■ Goal
Gather each line containing the string "this" from these entries.

*** Task input ***

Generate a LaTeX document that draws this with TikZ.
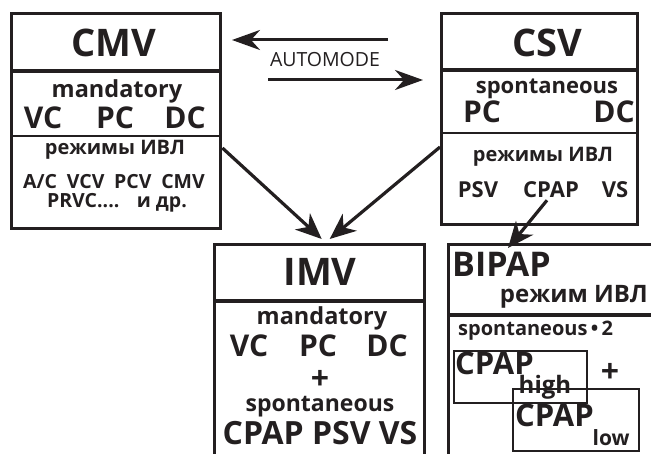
\documentclass[tikz,border=0pt]{standalone}
\usepackage{fontspec}
\setmainfont{Open Sans}
\usetikzlibrary{arrows.meta}
\definecolor{ink}{RGB}{35,31,32}
\begin{document}
\begin{tikzpicture}[x=1pt,y=-1pt,
  box/.style={draw=ink, line width=3.4pt, inner sep=0, anchor=north west},
  rule/.style={draw=ink, line width=3.2pt},
  thinrule/.style={draw=ink, line width=1.6pt},
  inbox/.style={draw=ink, line width=1.6pt, inner sep=0, anchor=north west},
  arr/.style={draw=ink, line width=3.2pt, -{Stealth[length=26pt,width=22pt,inset=8pt]}},
  autoarr/.style={draw=ink, line width=3pt, -{Stealth[length=28pt,width=20pt,inset=9pt]}},
  txt/.style={text=ink, inner sep=0, font=\bfseries\fontsize{#1pt}{#1pt}\selectfont},
  plain/.style={text=ink, inner sep=0, font=\fontsize{#1pt}{#1pt}\selectfont},
  plus/.style={txt=#1, text height=0.55em, text depth=0pt, anchor=base}
]
\useasboundingbox (0,0) rectangle (651,454);
\clip (0,0) rectangle (651,454);

% ---- boxes ----
\node[box, minimum width=209pt, minimum height=215pt] (cmv) at (10,12) {};
\node[box, minimum width=196pt, minimum height=211pt] (csv) at (440,12) {};
\node[box, minimum width=210pt, minimum height=240pt] (imv) at (213,243) {};
\node[box, minimum width=230pt, minimum height=240pt] (bipap) at (447,243) {};

% section rules
\draw[rule] (cmv.west |- 0,71) -- (cmv.east |- 0,71);
\draw[thinrule] (cmv.west |- 0,136) -- (cmv.east |- 0,136);
\draw[rule] (csv.west |- 0,70) -- (csv.east |- 0,70);
\draw[thinrule] (csv.west |- 0,133) -- (csv.east |- 0,133);
\draw[rule] (imv.west |- 0,301) -- (imv.east |- 0,301);
\draw[rule] (bipap.west |- 0,315) -- (bipap.east |- 0,315);

% ---- CMV ----
\node[txt=38] (cmvT) at (114,43) {CMV};
\node[txt=23.5] (cmvM) at (117,91) {mandatory};
\node[txt=30] (cmvVC) at (43,118) {VC};
\node[txt=30] (cmvPC) at (115,118) {PC};
\node[txt=30] (cmvDC) at (185,118) {DC};
\node[txt=20] (cmvR) at (115,150) {режимы ИВЛ};
\node[txt=19.5, anchor=base] (cmvL1) at (114,189) {A/C\hspace{0.5em}VCV\hspace{0.5em}PCV\hspace{0.5em}CMV};
\node[txt=19.5, anchor=base] (cmvL2) at (117,208) {PRVC....\hspace{0.9em}и др.};

% ---- CSV ----
\node[txt=38] (csvT) at (547,43) {CSV};
\node[txt=22] (csvS) at (547,89) {spontaneous};
\node[txt=30] (csvPC) at (482,112) {PC};
\node[txt=30] (csvDC) at (614,112) {DC};
\node[txt=20] (csvR) at (543,157) {режимы ИВЛ};
\node[txt=22] (csvPSV) at (478,190) {PSV};
\node[txt=22] (csvCPAP) at (551,190) {CPAP};
\node[txt=22] (csvVS) at (615,190) {VS};

% ---- IMV ----
\node[txt=38] (imvT) at (320,272) {IMV};
\node[txt=23.5] (imvM) at (322,318) {mandatory};
\node[txt=30] (imvVC) at (249,346) {VC};
\node[txt=30] (imvPC) at (318,346) {PC};
\node[txt=30] (imvDC) at (387,346) {DC};
\node[plus=32] (imvP) at (320,389) {+};
\node[txt=23] (imvS) at (320,407) {spontaneous};
\node[txt=32] (imvL) at (320,433) {CPAP PSV VS};

% ---- BIPAP ----
\node[txt=34, anchor=west] (bipT) at (452,264) {BIPAP};
\node[txt=24, anchor=east] (bipR) at (648,297) {режим ИВЛ};
\node[txt=20, anchor=west] (bipS) at (458,331) {spontaneous\,•\,2};
\node[inbox, minimum width=133pt, minimum height=52pt] (hi) at (453,350) {};
\node[inbox, minimum width=126pt, minimum height=62pt] (lo) at (512,388) {};
\node[txt=31, anchor=base west] (hiT) at (455,375) {CPAP\kern-15pt\raisebox{-19pt}{\fontsize{24pt}{24pt}\selectfont high}};
\node[txt=31, anchor=base west] (loT) at (515,427) {CPAP\kern-1pt\raisebox{-18pt}{\fontsize{21pt}{21pt}\selectfont low}};
\node[plus=32] (bipP) at (610,383) {+};

% ---- AUTOMODE switch ----
\node[plain=19.5] (auto) at (325,60) {AUTOMODE};
\coordinate (aL1) at (232,40);
\coordinate (aR1) at (388,40);
\coordinate (aL2) at (268,80);
\coordinate (aR2) at (423,80);
\draw[autoarr] (aR1) -- (aL1);
\draw[autoarr] (aL2) -- (aR2);

% ---- transitions ----
\draw[arr] (cmv.east |- 0,148) -- ([xshift=2pt,yshift=4pt]imv.north);
\draw[arr] (csv.west |- 0,147) -- ([xshift=10pt,yshift=4pt]imv.north);
\draw[arr] ([xshift=-4pt,yshift=-2pt]csvCPAP.south) -- (508,248);
\end{tikzpicture}
\end{document}
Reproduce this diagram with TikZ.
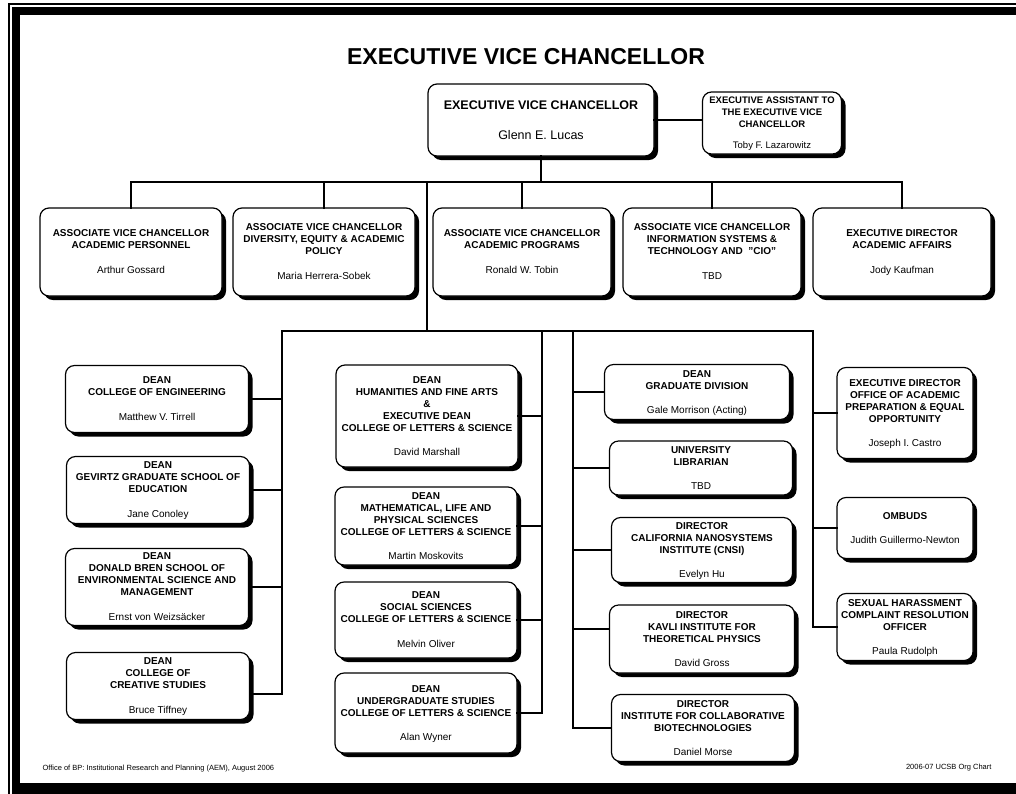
\documentclass[tikz,border=0pt]{standalone}
\usepackage{fontspec}
\setmainfont{Liberation Sans}
\usetikzlibrary{shadows}
\begin{document}
\begin{tikzpicture}[x=1pt,y=-1pt,
    box/.style={draw,line width=1.2pt,rounded corners=9pt,fill=white,align=center,inner sep=0pt,text depth=0pt,
        font=\fontsize{10}{12}\selectfont\bfseries,
        drop shadow={shadow xshift=4pt,shadow yshift=-4pt,opacity=1,fill=black}},
    wire/.style={line width=2.5pt,line cap=rect}]
            \useasboundingbox (0,0) rectangle (1016,793);
            \draw[line width=2pt] (1020,4) -- (9,4) -- (9,797);
            \draw[line width=8pt] (1020,11) -- (16,11) -- (16,790);
            \fill (12,783) rectangle (1020,797);
            \node[font=\fontsize{23}{27}\selectfont\bfseries] (title) at (526,57) {EXECUTIVE VICE CHANCELLOR};
            \node[box,minimum width=226,minimum height=72,font=\fontsize{12.5}{15}\selectfont\bfseries] (evc) at (541,120) {EXECUTIVE VICE CHANCELLOR\\[15pt]\mdseries Glenn E. Lucas};
            \node[box,minimum width=139,minimum height=62,font=\fontsize{9.5}{12}\selectfont\bfseries] (assist) at (772,123) {EXECUTIVE ASSISTANT TO\\THE EXECUTIVE VICE\\CHANCELLOR\\[9pt]\mdseries Toby F. Lazarowitz};
            \node[box,minimum width=182,minimum height=88] (avcap) at (131,252) {ASSOCIATE VICE CHANCELLOR\\ACADEMIC PERSONNEL\\[13pt]\mdseries Arthur Gossard};
            \node[box,minimum width=182,minimum height=88] (avcdiv) at (324,252) {ASSOCIATE VICE CHANCELLOR\\DIVERSITY, EQUITY \& ACADEMIC\\POLICY\\[13pt]\mdseries Maria Herrera-Sobek};
            \node[box,minimum width=178,minimum height=88] (avcprog) at (522,252) {ASSOCIATE VICE CHANCELLOR\\ACADEMIC PROGRAMS\\[13pt]\mdseries Ronald W. Tobin};
            \node[box,minimum width=178,minimum height=88] (avcis) at (712,252) {ASSOCIATE VICE CHANCELLOR\\INFORMATION SYSTEMS \&\\TECHNOLOGY AND\ \ "CIO"\\[13pt]\mdseries TBD};
            \node[box,minimum width=178,minimum height=88] (edaa) at (902,252) {EXECUTIVE DIRECTOR\\ACADEMIC AFFAIRS\\[13pt]\mdseries Jody Kaufman};
            \node[box,minimum width=183,minimum height=67] (engr) at (157,399) {DEAN\\COLLEGE OF ENGINEERING\\[13pt]\mdseries Matthew V. Tirrell};
            \node[box,minimum width=183,minimum height=67] (gevirtz) at (158,490) {DEAN\\GEVIRTZ GRADUATE SCHOOL OF\\EDUCATION\\[13pt]\mdseries Jane Conoley};
            \node[box,minimum width=183,minimum height=77] (bren) at (157,587) {DEAN\\DONALD BREN SCHOOL OF\\ENVIRONMENTAL SCIENCE AND\\MANAGEMENT\\[13pt]\mdseries Ernst von Weizsäcker};
            \node[box,minimum width=183,minimum height=67] (ccs) at (158,686) {DEAN\\COLLEGE OF\\CREATIVE STUDIES\\[13pt]\mdseries Bruce Tiffney};
            \node[box,minimum width=182,minimum height=102] (hfa) at (427,416) {DEAN\\HUMANITIES AND FINE ARTS\\\&\\EXECUTIVE DEAN\\COLLEGE OF LETTERS \& SCIENCE\\[12pt]\mdseries David Marshall};
            \node[box,minimum width=182,minimum height=78] (mlps) at (426,526) {DEAN\\MATHEMATICAL, LIFE AND\\PHYSICAL SCIENCES\\COLLEGE OF LETTERS \& SCIENCE\\[12pt]\mdseries Martin Moskovits};
            \node[box,minimum width=182,minimum height=76] (socsci) at (426,620) {DEAN\\SOCIAL SCIENCES\\COLLEGE OF LETTERS \& SCIENCE\\[13pt]\mdseries Melvin Oliver};
            \node[box,minimum width=182,minimum height=80] (ugrad) at (426,713) {DEAN\\UNDERGRADUATE STUDIES\\COLLEGE OF LETTERS \& SCIENCE\\[12pt]\mdseries Alan Wyner};
            \node[box,minimum width=185,minimum height=55] (grad) at (697,392) {DEAN\\GRADUATE DIVISION\\[12pt]\mdseries Gale Morrison (Acting)};
            \node[box,minimum width=183,minimum height=54] (lib) at (701,468) {UNIVERSITY\\LIBRARIAN\\[12pt]\mdseries TBD};
            \node[box,minimum width=181,minimum height=65] (cnsi) at (702,550) {DIRECTOR\\CALIFORNIA NANOSYSTEMS\\INSTITUTE (CNSI)\\[12pt]\mdseries Evelyn Hu};
            \node[box,minimum width=185,minimum height=68] (kitp) at (702,639) {DIRECTOR\\KAVLI INSTITUTE FOR\\THEORETICAL PHYSICS\\[12pt]\mdseries David Gross};
            \node[box,minimum width=183,minimum height=67] (icb) at (703,728) {DIRECTOR\\INSTITUTE FOR COLLABORATIVE\\BIOTECHNOLOGIES\\[12pt]\mdseries Daniel Morse};
            \node[box,minimum width=136,minimum height=91] (oapeo) at (905,413) {EXECUTIVE DIRECTOR\\OFFICE OF ACADEMIC\\PREPARATION \& EQUAL\\OPPORTUNITY\\[12pt]\mdseries Joseph I. Castro};
            \node[box,minimum width=136,minimum height=61] (ombuds) at (905,528) {OMBUDS\\[12pt]\mdseries Judith Guillermo-Newton};
            \node[box,minimum width=136,minimum height=67] (shcro) at (905,627) {SEXUAL HARASSMENT\\COMPLAINT RESOLUTION\\OFFICER\\[12pt]\mdseries Paula Rudolph};
            \node[anchor=west,font=\fontsize{7.5}{9}\selectfont] (source) at (39,769) {Office of BP: Institutional Research and Planning (AEM), August 2006};
            \node[anchor=east,font=\fontsize{7.5}{9}\selectfont] (chart) at (995,768) {2006-07 UCSB Org Chart};
            \coordinate (bus) at (541,182);
            \coordinate (hub) at (427,331);
            \coordinate (c1) at (282,331);
            \coordinate (c2) at (542,331);
            \coordinate (c3) at (573,331);
            \coordinate (c4) at (813,331);
            \draw[wire] (evc.east) -- (evc.east -| assist.west);
            \draw[wire] (evc) -- (bus);
            \draw[wire] (avcap |- bus) -- (edaa |- bus);
            \foreach \n in {avcap,avcdiv,avcprog,avcis,edaa}
            \draw[wire] (\n |- bus) -- (\n);
            \draw[wire] (hub |- bus) -- (hub);
            \draw[wire] (c1) -- (c4);
            \draw[wire] (c1) -- (c1 |- ccs.-5) -- (ccs.-5);
            \draw[wire] (c2) -- (c2 |- ugrad) -- (ugrad);
            \draw[wire] (c3) -- (c3 |- icb) -- (icb);
            \draw[wire] (c4) -- (c4 |- shcro) -- (shcro);
            \foreach \n in {engr,gevirtz,bren}
            \draw[wire] (\n -| c1) -- (\n);
            \foreach \n in {hfa,mlps,socsci}
            \draw[wire] (\n -| c2) -- (\n);
            \foreach \n in {grad,lib,cnsi}
            \draw[wire] (\n -| c3) -- (\n);
            \draw[wire] (c3 |- kitp.174) -- (kitp.174);
            \foreach \n in {oapeo,ombuds}
            \draw[wire] (\n -| c4) -- (\n);
        \end{tikzpicture}
\end{document}
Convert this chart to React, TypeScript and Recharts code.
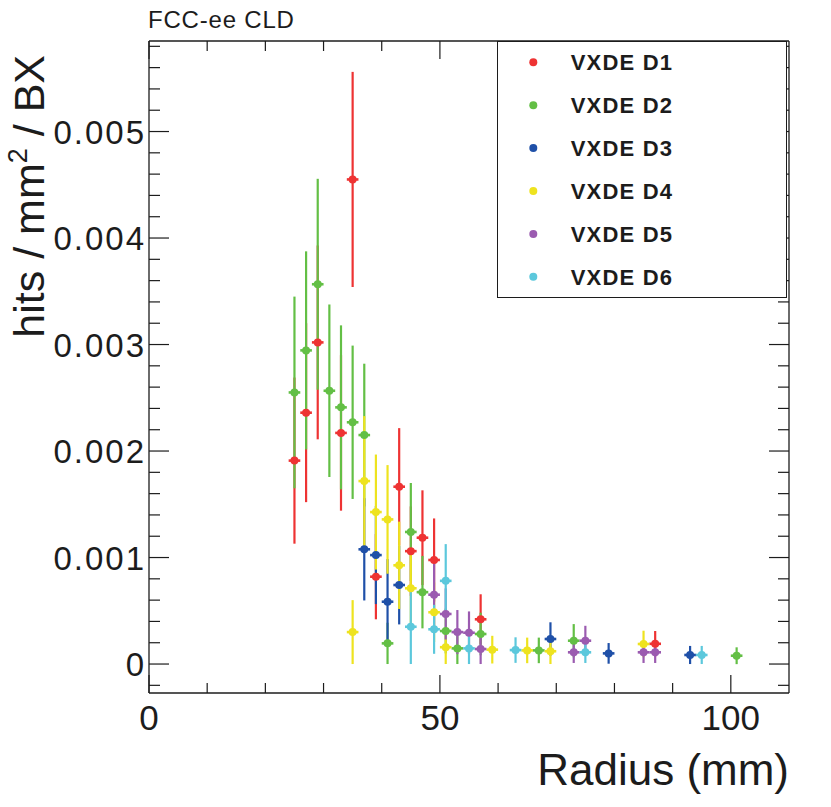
import React from 'react';
import { ScatterChart, Scatter, XAxis, YAxis, ErrorBar, Legend } from 'recharts';

const FONT = '"Liberation Sans", Arial, Helvetica, sans-serif';
const INK = '#1c1c1c';

// chart size; axes take 1px each, so the plot frame is 149..789 x 41..693
const W = 831;
const H = 807;
const M = { top: 40, right: 41, bottom: 113, left: 148 };

const seriesNames = ['VXDE D1', 'VXDE D2', 'VXDE D3', 'VXDE D4', 'VXDE D5', 'VXDE D6'];
const seriesColors = ['#ee3333', '#63bf45', '#1f50a8', '#eee31f', '#9b5bb0', '#5cc8dc'];

// [radius (mm), hits / mm2 / BX, error]
const d1 = [
  [25, 0.00191, 0.00078], [27, 0.00236, 0.00084], [29, 0.00302, 0.00091], [33, 0.00217, 0.00073],
  [35, 0.00455, 0.00101], [39, 0.00082, 0.0004], [43, 0.001665, 0.00055], [45, 0.00106, 0.00042],
  [47, 0.001186, 0.000445], [49, 0.000977, 0.00039], [57, 0.00042, 0.000235], [87, 0.00019, 0.00012],
];
const d2 = [
  [25, 0.00255, 0.0009], [27, 0.002945, 0.00093], [29, 0.003566, 0.00099], [31, 0.002566, 0.00081],
  [33, 0.00241, 0.00077], [35, 0.00227, 0.00072], [37, 0.00215, 0.00067], [41, 0.000194, 0.000194],
  [45, 0.00124, 0.00046], [47, 0.000675, 0.00034], [51, 0.00031, 0.00021], [53, 0.000147, 0.000147],
  [57, 0.000282, 0.0002], [67, 0.000128, 0.00012], [73, 0.000219, 0.000156], [101, 0.000078, 0.000079],
];
const d3 = [
  [37, 0.001077, 0.00048], [39, 0.001023, 0.00046], [41, 0.000585, 0.0004], [43, 0.000742, 0.00037],
  [69, 0.000235, 0.000157], [79, 0.0001, 0.000097], [93, 0.000085, 0.000085],
];
const d4 = [
  [35, 0.0003, 0.0003], [37, 0.001718, 0.00061], [39, 0.001427, 0.00054], [41, 0.001358, 0.00051],
  [43, 0.000927, 0.00041], [45, 0.000711, 0.00036], [49, 0.000486, 0.00028], [51, 0.000158, 0.000158],
  [59, 0.000135, 0.00013], [65, 0.000128, 0.00012], [69, 0.00012, 0.00012], [85, 0.000188, 0.000125],
];
const d5 = [
  [49, 0.000651, 0.0003], [51, 0.00047, 0.00024], [53, 0.0003, 0.000207], [55, 0.000294, 0.0002],
  [57, 0.000141, 0.000141], [73, 0.00011, 0.0001], [75, 0.000219, 0.00014], [85, 0.00011, 0.0001],
  [87, 0.00011, 0.0001],
];
const d6 = [
  [45, 0.00035, 0.00035], [49, 0.000326, 0.00023], [51, 0.000781, 0.000345], [55, 0.000147, 0.000147],
  [63, 0.000131, 0.00012], [75, 0.00011, 0.0001], [95, 0.000085, 0.000085],
];
const seriesPoints = [d1, d2, d3, d4, d5, d6];
const binHalfWidth = 1;

const xDomain: [number, number] = [0, 110];
const yDomain: [number, number] = [-0.000272, 0.00585];
const xTicks = [0, 10, 20, 30, 40, 50, 60, 70, 80, 90, 100];
const xMajor = [0, 50, 100];
const yStep = 0.0002;
const yTicks: number[] = [];
for (let i = -1; i <= 29; i++) yTicks.push(i * yStep);

const isYMajor = (v: number) => Math.round(v / yStep) % 5 === 0;
const fmtY = (v: number) => (Math.abs(v) < 1e-12 ? '0' : v.toFixed(3));

const BottomTick = ({ x, y, payload }: any) => {
  const major = xMajor.includes(payload.value);
  return (
    <g>
      <line x1={x} x2={x} y1={y} y2={y - (major ? 18 : 10)} stroke={INK} strokeWidth={1.2} />
      {major && (
        <text x={x} y={y + 37} textAnchor="middle" fontSize={35} fontFamily={FONT} fill={INK}>
          {payload.value}
        </text>
      )}
    </g>
  );
};

const TopTick = ({ x, y, payload }: any) => {
  const major = xMajor.includes(payload.value);
  return <line x1={x} x2={x} y1={y} y2={y + (major ? 18 : 10)} stroke={INK} strokeWidth={1.2} />;
};

const LeftTick = ({ x, y, payload }: any) => {
  const major = isYMajor(payload.value);
  return (
    <g>
      <line x1={x} x2={x + (major ? 20 : 11)} y1={y} y2={y} stroke={INK} strokeWidth={1.2} />
      {major && (
        <text x={x - 3} y={y + 12} textAnchor="end" fontSize={33} letterSpacing={2} fontFamily={FONT} fill={INK}>
          {fmtY(payload.value)}
        </text>
      )}
    </g>
  );
};

const RightTick = ({ x, y, payload }: any) => {
  const major = isYMajor(payload.value);
  return <line x1={x} x2={x - (major ? 20 : 11)} y1={y} y2={y} stroke={INK} strokeWidth={1.2} />;
};

const XTitle = () => (
  <text x={789} y={785} textAnchor="end" fontSize={44} fontFamily={FONT} fill={INK}>
    Radius (mm)
  </text>
);

const YTitle = () => (
  <text
    x={43.5}
    y={55}
    transform="rotate(-90 43.5 55)"
    textAnchor="end"
    fontSize={43}
    fontFamily={FONT}
    fill={INK}
  >
    hits / mm
    <tspan fontSize={27} dy={-17}>2</tspan>
    <tspan dy={17}> / BX</tspan>
  </text>
);

const TopTitle = () => (
  <text x={148} y={28} fontSize={24} letterSpacing={0.8} fontFamily={FONT} fill={INK}>
    FCC-ee CLD
  </text>
);

const LegendBox = ({ payload }: any) => {
  const rows = payload || [];
  return (
    <div
      style={{
        width: 290,
        height: 257,
        boxSizing: 'border-box',
        border: `1px solid ${INK}`,
        background: '#fff',
      }}
    >
      <svg width={288} height={255}>
        {rows.map((entry: any, i: number) => {
          const cy = 20.3 + i * 42.9;
          return (
            <g key={`leg-${i}`}>
              <circle cx={35.3} cy={cy} r={4} fill={entry.color} />
              <text
                x={72.7}
                y={cy + 8}
                fontSize={22}
                fontWeight={700}
                letterSpacing={1.2}
                fontFamily={FONT}
                fill={INK}
              >
                {entry.value}
              </text>
            </g>
          );
        })}
      </svg>
    </div>
  );
};

const Dot = (color: string) => (props: any) => {
  if (props.cx == null || props.cy == null) return <g />;
  return <circle cx={props.cx} cy={props.cy} r={4} fill={color} />;
};

export default function App() {
  const series = seriesPoints.map((pts, i) => ({
    name: seriesNames[i],
    color: seriesColors[i],
    data: pts.map(([x, y, ey]) => ({ x, y, ey, ex: binHalfWidth })),
  }));

  return (
    <div style={{ position: 'absolute', left: 0, top: 0, width: W, height: H, background: '#fff' }}>
      <ScatterChart width={W} height={H} margin={M}>
        <XAxis
          xAxisId="b"
          type="number"
          dataKey="x"
          domain={xDomain}
          ticks={xTicks}
          interval={0}
          height={1}
          tickSize={0}
          tickMargin={0}
          tickLine={false}
          tick={<BottomTick />}
          axisLine={{ stroke: INK, strokeWidth: 1.3 }}
          allowDataOverflow
          label={<XTitle />}
        />
        <XAxis
          xAxisId="t"
          orientation="top"
          type="number"
          dataKey="x"
          domain={xDomain}
          ticks={xTicks}
          interval={0}
          height={1}
          tickSize={0}
          tickMargin={0}
          tickLine={false}
          tick={<TopTick />}
          axisLine={{ stroke: INK, strokeWidth: 1.3 }}
          allowDataOverflow
          label={<TopTitle />}
        />
        <YAxis
          yAxisId="l"
          type="number"
          dataKey="y"
          domain={yDomain}
          ticks={yTicks}
          interval={0}
          width={1}
          tickSize={0}
          tickMargin={0}
          tickLine={false}
          tick={<LeftTick />}
          axisLine={{ stroke: INK, strokeWidth: 1.3 }}
          allowDataOverflow
          label={<YTitle />}
        />
        <YAxis
          yAxisId="r"
          orientation="right"
          type="number"
          dataKey="y"
          domain={yDomain}
          ticks={yTicks}
          interval={0}
          width={1}
          tickSize={0}
          tickMargin={0}
          tickLine={false}
          tick={<RightTick />}
          axisLine={{ stroke: INK, strokeWidth: 1.3 }}
          allowDataOverflow
        />
        {series.map((s) => (
          <Scatter
            key={s.name}
            name={s.name}
            data={s.data}
            xAxisId="b"
            yAxisId="l"
            fill={s.color}
            shape={Dot(s.color)}
            isAnimationActive={false}
          >
            <ErrorBar dataKey="ey" direction="y" width={0} stroke={s.color} strokeWidth={2.2} isAnimationActive={false} />
            <ErrorBar dataKey="ex" direction="x" width={0} stroke={s.color} strokeWidth={2.6} isAnimationActive={false} />
          </Scatter>
        ))}
        <Legend
          content={<LegendBox />}
          layout="vertical"
          align="center"
          verticalAlign="middle"
          wrapperStyle={{ left: 497, top: 41, width: 290, height: 257 }}
        />
      </ScatterChart>
    </div>
  );
}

***

■ Exercise result
Generate a LaTeX document that draws this with TikZ.
Reproduce this diagram with TikZ.
Convert this chart to React, TypeScript and Recharts code.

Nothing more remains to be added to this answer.